▶ GIVEN INSTRUCTION: Transcribe the material word for word, but without the images.

▶ AVAILABLE DATA:
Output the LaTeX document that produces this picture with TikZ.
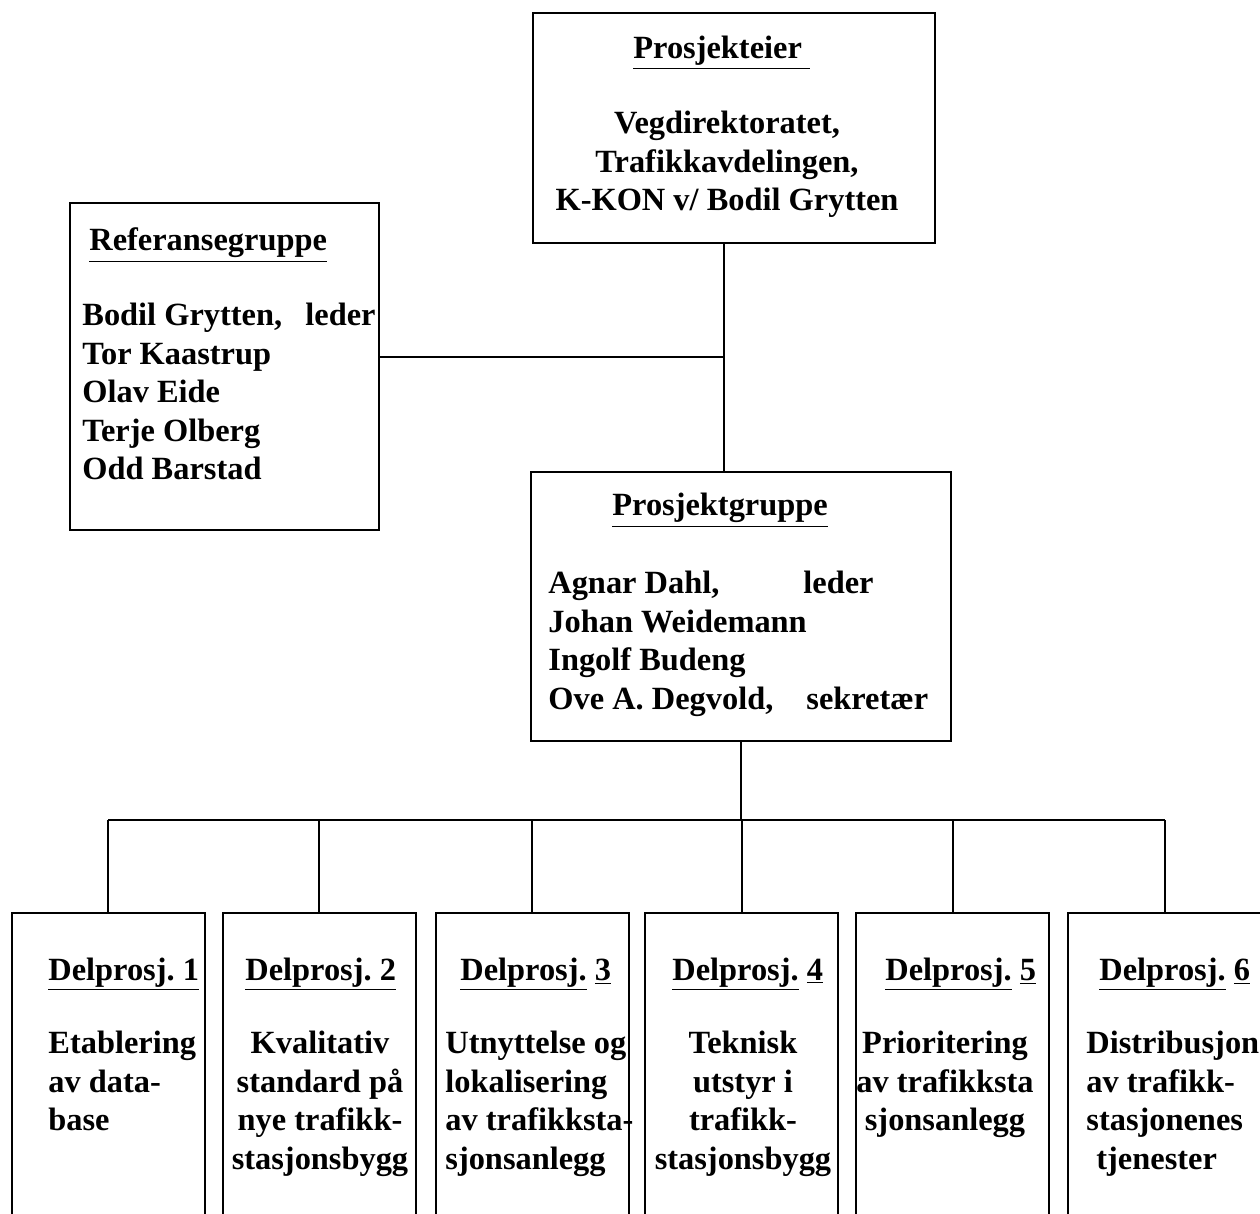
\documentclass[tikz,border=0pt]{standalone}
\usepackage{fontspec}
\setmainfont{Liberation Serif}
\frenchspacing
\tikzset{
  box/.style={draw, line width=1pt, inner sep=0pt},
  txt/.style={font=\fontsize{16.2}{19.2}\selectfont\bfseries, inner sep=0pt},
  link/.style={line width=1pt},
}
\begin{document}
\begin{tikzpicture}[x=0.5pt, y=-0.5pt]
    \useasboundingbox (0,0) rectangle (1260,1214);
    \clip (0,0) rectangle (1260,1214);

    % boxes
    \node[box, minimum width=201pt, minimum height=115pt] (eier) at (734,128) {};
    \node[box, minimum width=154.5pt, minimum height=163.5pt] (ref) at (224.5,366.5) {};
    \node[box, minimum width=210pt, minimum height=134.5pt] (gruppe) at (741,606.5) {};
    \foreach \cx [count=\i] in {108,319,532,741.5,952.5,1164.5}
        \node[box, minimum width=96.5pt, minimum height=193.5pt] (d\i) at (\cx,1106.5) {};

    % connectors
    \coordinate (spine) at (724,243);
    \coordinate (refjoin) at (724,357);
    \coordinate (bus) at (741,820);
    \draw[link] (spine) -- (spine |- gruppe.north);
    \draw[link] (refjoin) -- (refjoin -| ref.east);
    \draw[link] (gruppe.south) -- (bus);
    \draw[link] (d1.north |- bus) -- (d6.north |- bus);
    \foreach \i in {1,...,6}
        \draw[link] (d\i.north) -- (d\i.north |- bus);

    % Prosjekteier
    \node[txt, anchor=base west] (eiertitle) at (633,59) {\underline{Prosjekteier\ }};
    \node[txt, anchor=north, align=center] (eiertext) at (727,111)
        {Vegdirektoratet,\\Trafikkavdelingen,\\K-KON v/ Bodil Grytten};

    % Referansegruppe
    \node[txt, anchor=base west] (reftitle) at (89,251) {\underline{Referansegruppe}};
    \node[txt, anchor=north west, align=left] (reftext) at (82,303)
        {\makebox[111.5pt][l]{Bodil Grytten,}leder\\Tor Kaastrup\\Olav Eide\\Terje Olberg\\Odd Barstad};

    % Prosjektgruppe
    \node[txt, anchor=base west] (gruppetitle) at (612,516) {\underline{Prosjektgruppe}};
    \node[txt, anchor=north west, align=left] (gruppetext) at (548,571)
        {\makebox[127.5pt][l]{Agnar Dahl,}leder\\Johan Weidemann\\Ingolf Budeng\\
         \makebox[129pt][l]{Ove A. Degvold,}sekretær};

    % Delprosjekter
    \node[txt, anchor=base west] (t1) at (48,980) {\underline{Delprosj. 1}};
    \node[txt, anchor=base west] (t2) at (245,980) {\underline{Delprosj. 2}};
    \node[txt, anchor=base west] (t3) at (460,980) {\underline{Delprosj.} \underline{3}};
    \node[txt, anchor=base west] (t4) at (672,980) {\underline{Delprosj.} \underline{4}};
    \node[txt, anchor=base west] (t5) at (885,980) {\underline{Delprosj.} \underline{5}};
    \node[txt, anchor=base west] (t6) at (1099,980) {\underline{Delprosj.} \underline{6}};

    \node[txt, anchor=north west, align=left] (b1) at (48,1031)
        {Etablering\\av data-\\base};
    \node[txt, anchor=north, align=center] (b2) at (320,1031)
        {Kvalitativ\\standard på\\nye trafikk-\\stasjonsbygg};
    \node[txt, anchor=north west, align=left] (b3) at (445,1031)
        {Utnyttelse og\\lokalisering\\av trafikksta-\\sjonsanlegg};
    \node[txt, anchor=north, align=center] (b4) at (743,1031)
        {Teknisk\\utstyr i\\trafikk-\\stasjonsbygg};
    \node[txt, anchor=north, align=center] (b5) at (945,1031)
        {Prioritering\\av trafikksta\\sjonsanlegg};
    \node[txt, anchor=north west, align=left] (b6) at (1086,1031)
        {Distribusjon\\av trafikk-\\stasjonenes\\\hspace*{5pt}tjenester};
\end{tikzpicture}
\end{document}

▶ THE RESULT:
Output the LaTeX document that produces this picture with TikZ.
\documentclass[tikz,border=0pt]{standalone}
\usepackage{fontspec}
\setmainfont{Liberation Serif}
\frenchspacing
\tikzset{
  box/.style={draw, line width=1pt, inner sep=0pt},
  txt/.style={font=\fontsize{16.2}{19.2}\selectfont\bfseries, inner sep=0pt},
  link/.style={line width=1pt},
}
\begin{document}
\begin{tikzpicture}[x=0.5pt, y=-0.5pt]
    \useasboundingbox (0,0) rectangle (1260,1214);
    \clip (0,0) rectangle (1260,1214);

    % boxes
    \node[box, minimum width=201pt, minimum height=115pt] (eier) at (734,128) {};
    \node[box, minimum width=154.5pt, minimum height=163.5pt] (ref) at (224.5,366.5) {};
    \node[box, minimum width=210pt, minimum height=134.5pt] (gruppe) at (741,606.5) {};
    \foreach \cx [count=\i] in {108,319,532,741.5,952.5,1164.5}
        \node[box, minimum width=96.5pt, minimum height=193.5pt] (d\i) at (\cx,1106.5) {};

    % connectors
    \coordinate (spine) at (724,243);
    \coordinate (refjoin) at (724,357);
    \coordinate (bus) at (741,820);
    \draw[link] (spine) -- (spine |- gruppe.north);
    \draw[link] (refjoin) -- (refjoin -| ref.east);
    \draw[link] (gruppe.south) -- (bus);
    \draw[link] (d1.north |- bus) -- (d6.north |- bus);
    \foreach \i in {1,...,6}
        \draw[link] (d\i.north) -- (d\i.north |- bus);

    % Prosjekteier
    \node[txt, anchor=base west] (eiertitle) at (633,59) {\underline{Prosjekteier\ }};
    \node[txt, anchor=north, align=center] (eiertext) at (727,111)
        {Vegdirektoratet,\\Trafikkavdelingen,\\K-KON v/ Bodil Grytten};

    % Referansegruppe
    \node[txt, anchor=base west] (reftitle) at (89,251) {\underline{Referansegruppe}};
    \node[txt, anchor=north west, align=left] (reftext) at (82,303)
        {\makebox[111.5pt][l]{Bodil Grytten,}leder\\Tor Kaastrup\\Olav Eide\\Terje Olberg\\Odd Barstad};

    % Prosjektgruppe
    \node[txt, anchor=base west] (gruppetitle) at (612,516) {\underline{Prosjektgruppe}};
    \node[txt, anchor=north west, align=left] (gruppetext) at (548,571)
        {\makebox[127.5pt][l]{Agnar Dahl,}leder\\Johan Weidemann\\Ingolf Budeng\\
         \makebox[129pt][l]{Ove A. Degvold,}sekretær};

    % Delprosjekter
    \node[txt, anchor=base west] (t1) at (48,980) {\underline{Delprosj. 1}};
    \node[txt, anchor=base west] (t2) at (245,980) {\underline{Delprosj. 2}};
    \node[txt, anchor=base west] (t3) at (460,980) {\underline{Delprosj.} \underline{3}};
    \node[txt, anchor=base west] (t4) at (672,980) {\underline{Delprosj.} \underline{4}};
    \node[txt, anchor=base west] (t5) at (885,980) {\underline{Delprosj.} \underline{5}};
    \node[txt, anchor=base west] (t6) at (1099,980) {\underline{Delprosj.} \underline{6}};

    \node[txt, anchor=north west, align=left] (b1) at (48,1031)
        {Etablering\\av data-\\base};
    \node[txt, anchor=north, align=center] (b2) at (320,1031)
        {Kvalitativ\\standard på\\nye trafikk-\\stasjonsbygg};
    \node[txt, anchor=north west, align=left] (b3) at (445,1031)
        {Utnyttelse og\\lokalisering\\av trafikksta-\\sjonsanlegg};
    \node[txt, anchor=north, align=center] (b4) at (743,1031)
        {Teknisk\\utstyr i\\trafikk-\\stasjonsbygg};
    \node[txt, anchor=north, align=center] (b5) at (945,1031)
        {Prioritering\\av trafikksta\\sjonsanlegg};
    \node[txt, anchor=north west, align=left] (b6) at (1086,1031)
        {Distribusjon\\av trafikk-\\stasjonenes\\\hspace*{5pt}tjenester};
\end{tikzpicture}
\end{document}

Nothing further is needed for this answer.